--- Information supplied ---
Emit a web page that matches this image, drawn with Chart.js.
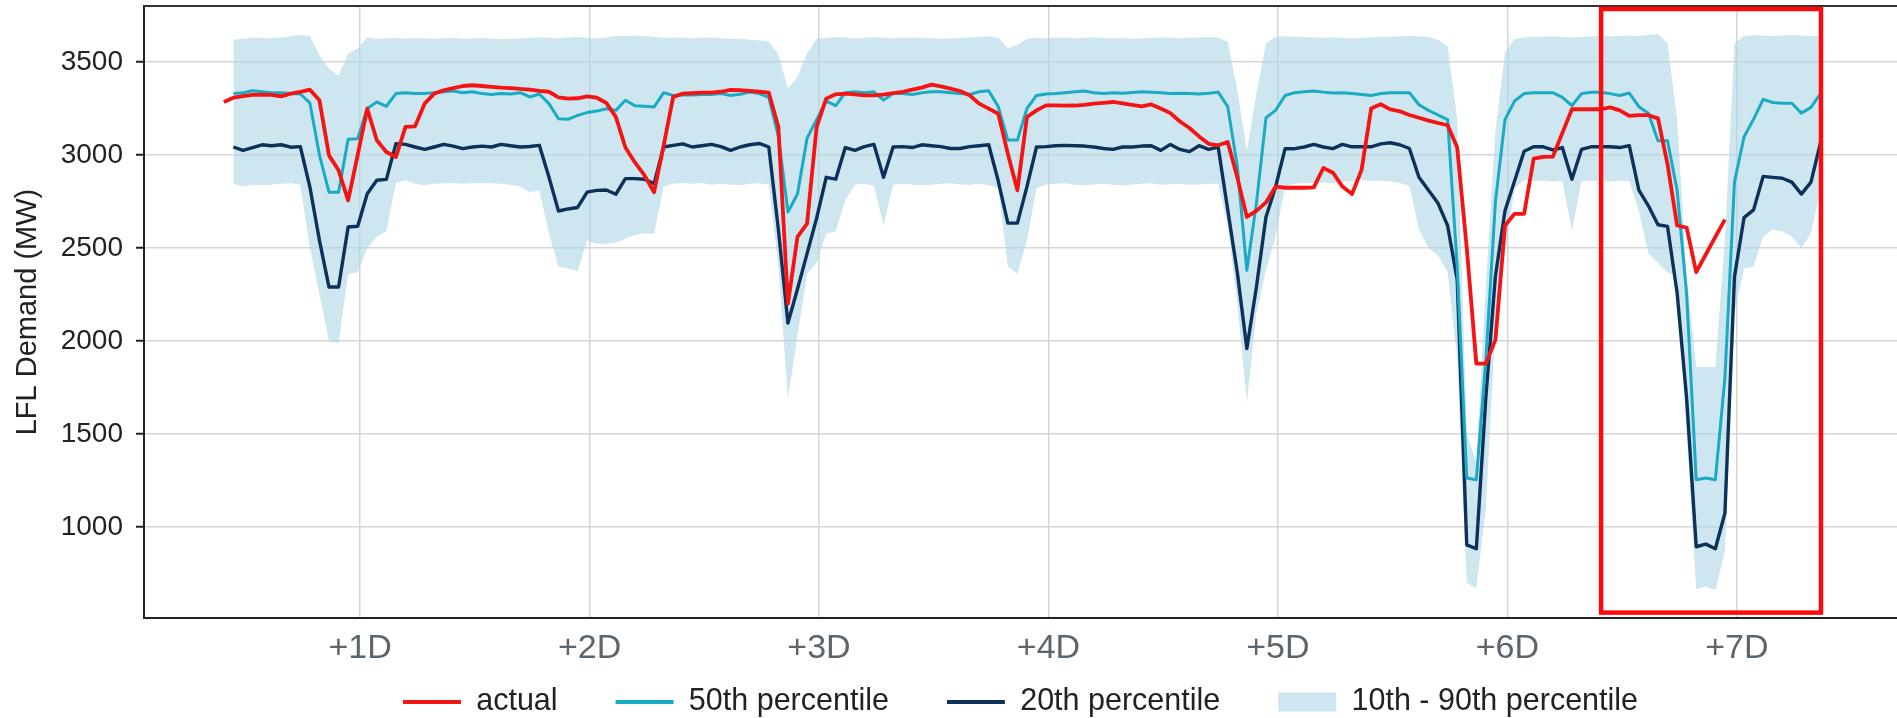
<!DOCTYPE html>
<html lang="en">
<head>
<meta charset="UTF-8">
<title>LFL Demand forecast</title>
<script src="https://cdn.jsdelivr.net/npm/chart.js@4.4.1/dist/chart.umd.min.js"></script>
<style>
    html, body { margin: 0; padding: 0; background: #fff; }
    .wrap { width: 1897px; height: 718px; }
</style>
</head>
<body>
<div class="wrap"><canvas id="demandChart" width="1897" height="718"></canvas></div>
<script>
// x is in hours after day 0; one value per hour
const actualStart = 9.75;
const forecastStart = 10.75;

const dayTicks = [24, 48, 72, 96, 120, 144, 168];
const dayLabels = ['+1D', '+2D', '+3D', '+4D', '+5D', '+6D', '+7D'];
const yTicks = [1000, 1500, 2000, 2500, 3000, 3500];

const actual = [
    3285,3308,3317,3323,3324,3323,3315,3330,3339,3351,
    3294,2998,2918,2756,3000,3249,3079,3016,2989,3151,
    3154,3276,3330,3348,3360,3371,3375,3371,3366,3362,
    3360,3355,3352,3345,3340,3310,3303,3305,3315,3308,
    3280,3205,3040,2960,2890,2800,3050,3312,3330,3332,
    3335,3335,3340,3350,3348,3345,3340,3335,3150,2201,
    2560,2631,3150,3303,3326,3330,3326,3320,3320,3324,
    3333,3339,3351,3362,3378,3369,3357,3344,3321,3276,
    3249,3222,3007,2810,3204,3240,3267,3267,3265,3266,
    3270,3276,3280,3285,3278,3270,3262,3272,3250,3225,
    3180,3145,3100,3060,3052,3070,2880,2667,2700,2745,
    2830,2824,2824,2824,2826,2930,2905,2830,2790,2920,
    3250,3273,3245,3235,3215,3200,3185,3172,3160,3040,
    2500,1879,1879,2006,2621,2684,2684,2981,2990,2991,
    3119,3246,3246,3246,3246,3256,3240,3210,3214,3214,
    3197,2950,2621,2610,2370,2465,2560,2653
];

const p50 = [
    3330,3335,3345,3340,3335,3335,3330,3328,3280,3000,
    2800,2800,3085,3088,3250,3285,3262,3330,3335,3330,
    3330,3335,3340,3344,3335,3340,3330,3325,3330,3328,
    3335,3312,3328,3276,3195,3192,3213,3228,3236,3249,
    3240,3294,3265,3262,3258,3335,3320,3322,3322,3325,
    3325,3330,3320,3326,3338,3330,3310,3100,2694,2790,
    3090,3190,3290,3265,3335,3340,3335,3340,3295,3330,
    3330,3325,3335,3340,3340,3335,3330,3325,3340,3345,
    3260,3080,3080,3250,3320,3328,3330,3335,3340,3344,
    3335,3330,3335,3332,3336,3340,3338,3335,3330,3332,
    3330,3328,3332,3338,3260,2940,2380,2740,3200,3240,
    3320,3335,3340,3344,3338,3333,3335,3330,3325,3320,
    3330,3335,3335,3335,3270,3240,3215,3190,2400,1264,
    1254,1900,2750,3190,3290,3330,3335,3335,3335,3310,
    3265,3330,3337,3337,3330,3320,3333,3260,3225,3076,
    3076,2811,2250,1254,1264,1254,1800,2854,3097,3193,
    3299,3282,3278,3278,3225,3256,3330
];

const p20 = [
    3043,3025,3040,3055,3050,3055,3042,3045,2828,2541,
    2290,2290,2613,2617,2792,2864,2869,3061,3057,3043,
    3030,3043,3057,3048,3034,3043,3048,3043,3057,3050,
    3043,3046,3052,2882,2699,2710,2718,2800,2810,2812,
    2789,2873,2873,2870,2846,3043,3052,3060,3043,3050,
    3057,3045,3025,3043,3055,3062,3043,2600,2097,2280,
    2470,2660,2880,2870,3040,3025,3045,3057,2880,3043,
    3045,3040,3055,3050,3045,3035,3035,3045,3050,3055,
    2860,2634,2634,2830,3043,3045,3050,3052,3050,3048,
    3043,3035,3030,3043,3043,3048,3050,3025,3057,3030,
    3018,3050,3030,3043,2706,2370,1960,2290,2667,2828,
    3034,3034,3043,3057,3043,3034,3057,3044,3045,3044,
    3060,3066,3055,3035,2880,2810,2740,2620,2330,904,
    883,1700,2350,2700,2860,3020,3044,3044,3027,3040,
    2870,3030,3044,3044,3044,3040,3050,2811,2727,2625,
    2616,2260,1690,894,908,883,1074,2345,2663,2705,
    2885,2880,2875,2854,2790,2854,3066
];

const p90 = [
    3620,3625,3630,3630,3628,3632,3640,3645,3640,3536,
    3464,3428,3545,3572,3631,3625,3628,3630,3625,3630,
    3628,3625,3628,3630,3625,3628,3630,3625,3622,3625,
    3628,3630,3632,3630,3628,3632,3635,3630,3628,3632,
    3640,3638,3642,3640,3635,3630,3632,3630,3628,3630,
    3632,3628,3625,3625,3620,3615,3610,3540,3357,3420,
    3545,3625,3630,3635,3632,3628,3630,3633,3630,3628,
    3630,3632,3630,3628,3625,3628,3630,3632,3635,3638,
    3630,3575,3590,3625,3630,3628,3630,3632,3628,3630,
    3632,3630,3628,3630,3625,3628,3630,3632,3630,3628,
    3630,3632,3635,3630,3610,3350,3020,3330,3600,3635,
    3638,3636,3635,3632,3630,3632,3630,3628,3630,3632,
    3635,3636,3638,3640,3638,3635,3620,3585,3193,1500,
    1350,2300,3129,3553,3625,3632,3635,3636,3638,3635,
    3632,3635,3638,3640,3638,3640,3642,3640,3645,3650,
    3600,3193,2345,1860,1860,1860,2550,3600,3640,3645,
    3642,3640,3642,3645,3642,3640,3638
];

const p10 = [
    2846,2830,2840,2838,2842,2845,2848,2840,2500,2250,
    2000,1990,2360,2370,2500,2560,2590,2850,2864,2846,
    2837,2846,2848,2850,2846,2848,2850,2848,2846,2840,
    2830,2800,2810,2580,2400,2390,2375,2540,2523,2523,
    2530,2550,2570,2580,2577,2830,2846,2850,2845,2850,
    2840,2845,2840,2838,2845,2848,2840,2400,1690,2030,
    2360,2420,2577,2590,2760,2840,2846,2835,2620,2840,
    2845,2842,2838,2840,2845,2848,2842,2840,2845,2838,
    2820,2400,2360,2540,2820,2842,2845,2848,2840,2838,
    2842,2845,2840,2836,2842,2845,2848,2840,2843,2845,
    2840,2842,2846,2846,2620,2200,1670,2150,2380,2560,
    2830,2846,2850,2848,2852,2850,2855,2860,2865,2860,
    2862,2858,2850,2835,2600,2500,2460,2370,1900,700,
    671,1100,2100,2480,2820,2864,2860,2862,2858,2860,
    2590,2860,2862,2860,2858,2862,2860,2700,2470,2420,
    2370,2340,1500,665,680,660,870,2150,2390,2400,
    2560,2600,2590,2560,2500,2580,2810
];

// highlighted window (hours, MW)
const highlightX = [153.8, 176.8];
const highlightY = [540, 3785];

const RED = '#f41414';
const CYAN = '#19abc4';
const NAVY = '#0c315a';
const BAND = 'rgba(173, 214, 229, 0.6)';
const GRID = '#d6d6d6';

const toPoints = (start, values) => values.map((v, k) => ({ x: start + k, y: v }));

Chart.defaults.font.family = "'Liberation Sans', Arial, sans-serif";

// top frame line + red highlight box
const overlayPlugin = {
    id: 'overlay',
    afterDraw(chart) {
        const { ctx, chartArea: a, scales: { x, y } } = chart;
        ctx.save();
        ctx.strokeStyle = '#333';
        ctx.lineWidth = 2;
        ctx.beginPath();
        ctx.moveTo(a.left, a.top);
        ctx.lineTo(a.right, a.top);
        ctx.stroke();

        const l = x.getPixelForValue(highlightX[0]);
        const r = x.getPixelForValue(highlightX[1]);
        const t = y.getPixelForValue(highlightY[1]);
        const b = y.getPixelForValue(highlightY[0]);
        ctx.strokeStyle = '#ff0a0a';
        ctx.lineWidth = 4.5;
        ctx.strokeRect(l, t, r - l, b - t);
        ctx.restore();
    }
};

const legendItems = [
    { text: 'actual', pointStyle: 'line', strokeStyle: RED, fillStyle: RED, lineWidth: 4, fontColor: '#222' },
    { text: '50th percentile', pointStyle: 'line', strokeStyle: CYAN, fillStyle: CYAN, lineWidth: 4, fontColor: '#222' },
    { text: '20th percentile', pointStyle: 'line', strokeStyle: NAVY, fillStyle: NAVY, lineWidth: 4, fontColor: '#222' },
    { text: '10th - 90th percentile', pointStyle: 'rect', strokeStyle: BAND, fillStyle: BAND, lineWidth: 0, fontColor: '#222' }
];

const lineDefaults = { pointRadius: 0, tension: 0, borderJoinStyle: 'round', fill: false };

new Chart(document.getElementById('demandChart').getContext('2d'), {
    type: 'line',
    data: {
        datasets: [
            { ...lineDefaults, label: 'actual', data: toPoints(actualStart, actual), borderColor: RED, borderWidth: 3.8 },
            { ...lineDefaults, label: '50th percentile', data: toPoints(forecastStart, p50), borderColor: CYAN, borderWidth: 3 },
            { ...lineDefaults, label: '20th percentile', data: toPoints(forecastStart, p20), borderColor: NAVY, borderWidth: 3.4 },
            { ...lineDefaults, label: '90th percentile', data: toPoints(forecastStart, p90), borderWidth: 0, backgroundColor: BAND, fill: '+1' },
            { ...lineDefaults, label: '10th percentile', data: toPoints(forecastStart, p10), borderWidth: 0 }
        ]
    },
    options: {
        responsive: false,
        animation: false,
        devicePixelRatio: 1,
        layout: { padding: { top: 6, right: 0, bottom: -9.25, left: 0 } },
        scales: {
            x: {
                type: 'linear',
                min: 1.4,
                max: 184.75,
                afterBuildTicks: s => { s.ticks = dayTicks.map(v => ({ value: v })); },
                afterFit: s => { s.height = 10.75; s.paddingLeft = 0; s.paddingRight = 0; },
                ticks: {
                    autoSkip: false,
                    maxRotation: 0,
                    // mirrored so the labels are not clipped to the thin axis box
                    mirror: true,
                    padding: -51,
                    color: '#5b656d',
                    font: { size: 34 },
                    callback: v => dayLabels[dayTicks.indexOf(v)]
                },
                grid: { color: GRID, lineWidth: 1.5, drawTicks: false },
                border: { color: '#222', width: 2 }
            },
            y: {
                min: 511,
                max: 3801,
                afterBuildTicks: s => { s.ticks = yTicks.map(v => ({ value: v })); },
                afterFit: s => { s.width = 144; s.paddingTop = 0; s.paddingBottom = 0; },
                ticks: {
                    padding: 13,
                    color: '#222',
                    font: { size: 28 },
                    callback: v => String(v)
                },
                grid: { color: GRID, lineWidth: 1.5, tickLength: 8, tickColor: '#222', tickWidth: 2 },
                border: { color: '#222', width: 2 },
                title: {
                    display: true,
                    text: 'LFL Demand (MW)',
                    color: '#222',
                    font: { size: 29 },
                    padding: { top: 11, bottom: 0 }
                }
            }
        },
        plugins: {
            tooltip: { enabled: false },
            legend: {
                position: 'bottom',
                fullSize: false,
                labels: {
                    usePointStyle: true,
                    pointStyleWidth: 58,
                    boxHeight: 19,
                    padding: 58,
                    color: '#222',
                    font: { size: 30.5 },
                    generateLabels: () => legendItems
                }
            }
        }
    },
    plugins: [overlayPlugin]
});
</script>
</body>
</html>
---
*Written problem*: Leave out the pictures, then repeat the listing above exactly from its first line to the line with "const yTicks = [1000, 1500, 2000, 2500, 3000, 3500];", inclusive.

*The solution*:
Emit a web page that matches this image, drawn with Chart.js.
<!DOCTYPE html>
<html lang="en">
<head>
<meta charset="UTF-8">
<title>LFL Demand forecast</title>
<script src="https://cdn.jsdelivr.net/npm/chart.js@4.4.1/dist/chart.umd.min.js"></script>
<style>
    html, body { margin: 0; padding: 0; background: #fff; }
    .wrap { width: 1897px; height: 718px; }
</style>
</head>
<body>
<div class="wrap"><canvas id="demandChart" width="1897" height="718"></canvas></div>
<script>
// x is in hours after day 0; one value per hour
const actualStart = 9.75;
const forecastStart = 10.75;

const dayTicks = [24, 48, 72, 96, 120, 144, 168];
const dayLabels = ['+1D', '+2D', '+3D', '+4D', '+5D', '+6D', '+7D'];
const yTicks = [1000, 1500, 2000, 2500, 3000, 3500];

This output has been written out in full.